### [SHORT EXERCISE]
Copy exactly, and only, the lines below from the first through the one containing "fig = go.Figure()", both included; pictures are omitted.

### [SOURCE MATERIAL]
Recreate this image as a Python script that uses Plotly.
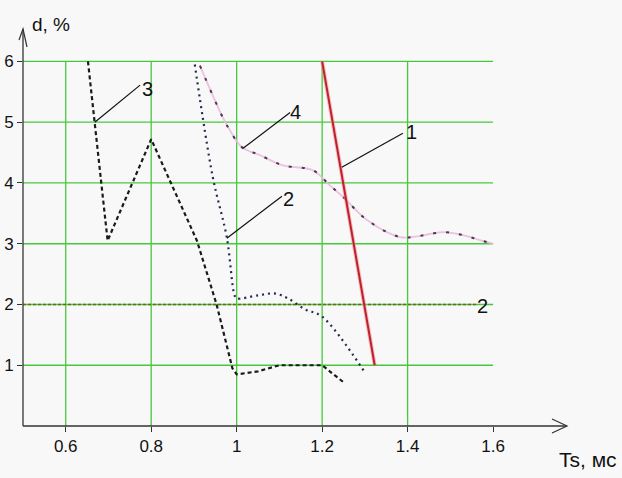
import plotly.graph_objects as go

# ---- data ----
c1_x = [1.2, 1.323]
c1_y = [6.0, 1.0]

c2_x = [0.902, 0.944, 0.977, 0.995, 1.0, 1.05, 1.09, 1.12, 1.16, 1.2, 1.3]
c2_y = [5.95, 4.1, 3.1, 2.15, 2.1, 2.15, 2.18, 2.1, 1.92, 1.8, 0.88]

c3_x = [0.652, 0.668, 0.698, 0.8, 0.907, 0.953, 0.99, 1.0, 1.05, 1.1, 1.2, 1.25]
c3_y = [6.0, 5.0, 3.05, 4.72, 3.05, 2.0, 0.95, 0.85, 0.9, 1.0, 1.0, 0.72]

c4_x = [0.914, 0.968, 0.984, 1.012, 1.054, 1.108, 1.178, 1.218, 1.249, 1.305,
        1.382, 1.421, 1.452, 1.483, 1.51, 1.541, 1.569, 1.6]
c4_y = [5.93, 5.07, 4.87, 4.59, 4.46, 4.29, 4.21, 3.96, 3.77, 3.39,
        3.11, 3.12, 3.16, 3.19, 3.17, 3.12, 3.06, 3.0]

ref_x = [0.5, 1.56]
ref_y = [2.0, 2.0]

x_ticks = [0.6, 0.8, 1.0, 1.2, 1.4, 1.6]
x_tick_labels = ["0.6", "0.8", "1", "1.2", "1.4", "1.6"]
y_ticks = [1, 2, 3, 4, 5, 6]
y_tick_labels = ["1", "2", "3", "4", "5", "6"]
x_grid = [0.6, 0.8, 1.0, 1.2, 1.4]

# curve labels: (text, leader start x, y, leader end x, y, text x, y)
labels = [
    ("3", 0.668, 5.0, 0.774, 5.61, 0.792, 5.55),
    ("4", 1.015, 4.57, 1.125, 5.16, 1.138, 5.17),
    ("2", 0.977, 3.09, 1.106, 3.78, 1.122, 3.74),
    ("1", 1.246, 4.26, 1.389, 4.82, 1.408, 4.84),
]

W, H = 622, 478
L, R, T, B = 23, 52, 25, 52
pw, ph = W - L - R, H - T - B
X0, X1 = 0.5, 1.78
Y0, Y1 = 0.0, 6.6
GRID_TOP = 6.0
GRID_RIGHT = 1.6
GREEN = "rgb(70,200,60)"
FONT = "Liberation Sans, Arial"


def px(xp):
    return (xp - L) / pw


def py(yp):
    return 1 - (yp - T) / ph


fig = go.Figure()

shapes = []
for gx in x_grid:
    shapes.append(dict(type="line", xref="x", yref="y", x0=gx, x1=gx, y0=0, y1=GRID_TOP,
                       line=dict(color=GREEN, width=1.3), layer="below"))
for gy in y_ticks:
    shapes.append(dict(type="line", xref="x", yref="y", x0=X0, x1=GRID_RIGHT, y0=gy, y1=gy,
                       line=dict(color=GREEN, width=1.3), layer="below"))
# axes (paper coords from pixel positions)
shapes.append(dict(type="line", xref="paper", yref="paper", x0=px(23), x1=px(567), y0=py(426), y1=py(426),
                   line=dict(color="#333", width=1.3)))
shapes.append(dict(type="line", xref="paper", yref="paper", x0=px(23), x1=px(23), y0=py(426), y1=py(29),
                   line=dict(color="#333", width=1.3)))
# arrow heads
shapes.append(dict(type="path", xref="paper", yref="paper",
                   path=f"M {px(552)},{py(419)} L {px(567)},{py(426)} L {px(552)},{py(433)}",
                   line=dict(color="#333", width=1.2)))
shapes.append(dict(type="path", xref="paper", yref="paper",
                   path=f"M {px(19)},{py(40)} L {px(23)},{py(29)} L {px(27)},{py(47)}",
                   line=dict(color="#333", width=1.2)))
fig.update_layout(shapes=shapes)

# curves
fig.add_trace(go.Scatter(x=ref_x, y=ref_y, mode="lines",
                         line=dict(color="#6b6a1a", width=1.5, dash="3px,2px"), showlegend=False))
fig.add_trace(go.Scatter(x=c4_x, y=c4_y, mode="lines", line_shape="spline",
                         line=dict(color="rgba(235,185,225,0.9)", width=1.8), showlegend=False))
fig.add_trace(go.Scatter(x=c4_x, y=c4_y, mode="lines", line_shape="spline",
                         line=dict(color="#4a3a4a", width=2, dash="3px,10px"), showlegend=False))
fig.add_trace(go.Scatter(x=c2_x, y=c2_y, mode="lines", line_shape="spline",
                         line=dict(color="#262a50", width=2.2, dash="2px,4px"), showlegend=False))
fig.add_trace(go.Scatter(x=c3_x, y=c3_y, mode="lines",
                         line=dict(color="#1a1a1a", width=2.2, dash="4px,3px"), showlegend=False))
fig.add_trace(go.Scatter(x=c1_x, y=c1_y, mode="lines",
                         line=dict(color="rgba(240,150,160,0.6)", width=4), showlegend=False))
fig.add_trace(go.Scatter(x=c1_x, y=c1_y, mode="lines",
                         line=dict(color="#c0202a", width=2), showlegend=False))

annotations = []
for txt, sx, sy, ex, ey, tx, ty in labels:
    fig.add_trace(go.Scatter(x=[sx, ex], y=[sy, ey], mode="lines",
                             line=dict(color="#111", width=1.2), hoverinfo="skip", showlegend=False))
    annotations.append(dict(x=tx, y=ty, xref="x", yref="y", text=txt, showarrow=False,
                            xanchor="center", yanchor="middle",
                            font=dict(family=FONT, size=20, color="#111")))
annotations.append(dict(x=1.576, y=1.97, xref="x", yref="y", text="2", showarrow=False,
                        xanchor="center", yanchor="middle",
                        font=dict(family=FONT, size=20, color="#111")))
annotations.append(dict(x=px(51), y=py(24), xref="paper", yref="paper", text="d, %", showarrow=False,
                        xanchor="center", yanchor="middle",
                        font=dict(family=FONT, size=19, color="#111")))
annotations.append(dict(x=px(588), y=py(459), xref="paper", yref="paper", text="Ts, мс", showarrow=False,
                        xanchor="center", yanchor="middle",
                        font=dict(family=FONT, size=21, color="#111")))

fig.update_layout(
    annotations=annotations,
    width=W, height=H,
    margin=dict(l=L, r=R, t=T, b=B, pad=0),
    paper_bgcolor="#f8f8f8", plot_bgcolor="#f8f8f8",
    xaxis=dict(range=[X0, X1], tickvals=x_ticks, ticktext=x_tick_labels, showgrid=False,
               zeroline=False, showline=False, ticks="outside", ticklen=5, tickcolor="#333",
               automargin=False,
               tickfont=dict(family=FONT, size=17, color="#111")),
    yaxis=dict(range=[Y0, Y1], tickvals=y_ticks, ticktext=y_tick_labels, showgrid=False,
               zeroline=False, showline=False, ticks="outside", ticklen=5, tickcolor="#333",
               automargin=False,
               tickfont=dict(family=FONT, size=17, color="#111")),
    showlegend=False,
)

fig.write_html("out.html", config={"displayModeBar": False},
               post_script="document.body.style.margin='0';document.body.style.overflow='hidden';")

### [RESULT OF THIS EXERCISE]
Recreate this image as a Python script that uses Plotly.
import plotly.graph_objects as go

# ---- data ----
c1_x = [1.2, 1.323]
c1_y = [6.0, 1.0]

c2_x = [0.902, 0.944, 0.977, 0.995, 1.0, 1.05, 1.09, 1.12, 1.16, 1.2, 1.3]
c2_y = [5.95, 4.1, 3.1, 2.15, 2.1, 2.15, 2.18, 2.1, 1.92, 1.8, 0.88]

c3_x = [0.652, 0.668, 0.698, 0.8, 0.907, 0.953, 0.99, 1.0, 1.05, 1.1, 1.2, 1.25]
c3_y = [6.0, 5.0, 3.05, 4.72, 3.05, 2.0, 0.95, 0.85, 0.9, 1.0, 1.0, 0.72]

c4_x = [0.914, 0.968, 0.984, 1.012, 1.054, 1.108, 1.178, 1.218, 1.249, 1.305,
        1.382, 1.421, 1.452, 1.483, 1.51, 1.541, 1.569, 1.6]
c4_y = [5.93, 5.07, 4.87, 4.59, 4.46, 4.29, 4.21, 3.96, 3.77, 3.39,
        3.11, 3.12, 3.16, 3.19, 3.17, 3.12, 3.06, 3.0]

ref_x = [0.5, 1.56]
ref_y = [2.0, 2.0]

x_ticks = [0.6, 0.8, 1.0, 1.2, 1.4, 1.6]
x_tick_labels = ["0.6", "0.8", "1", "1.2", "1.4", "1.6"]
y_ticks = [1, 2, 3, 4, 5, 6]
y_tick_labels = ["1", "2", "3", "4", "5", "6"]
x_grid = [0.6, 0.8, 1.0, 1.2, 1.4]

# curve labels: (text, leader start x, y, leader end x, y, text x, y)
labels = [
    ("3", 0.668, 5.0, 0.774, 5.61, 0.792, 5.55),
    ("4", 1.015, 4.57, 1.125, 5.16, 1.138, 5.17),
    ("2", 0.977, 3.09, 1.106, 3.78, 1.122, 3.74),
    ("1", 1.246, 4.26, 1.389, 4.82, 1.408, 4.84),
]

W, H = 622, 478
L, R, T, B = 23, 52, 25, 52
pw, ph = W - L - R, H - T - B
X0, X1 = 0.5, 1.78
Y0, Y1 = 0.0, 6.6
GRID_TOP = 6.0
GRID_RIGHT = 1.6
GREEN = "rgb(70,200,60)"
FONT = "Liberation Sans, Arial"


def px(xp):
    return (xp - L) / pw


def py(yp):
    return 1 - (yp - T) / ph


fig = go.Figure()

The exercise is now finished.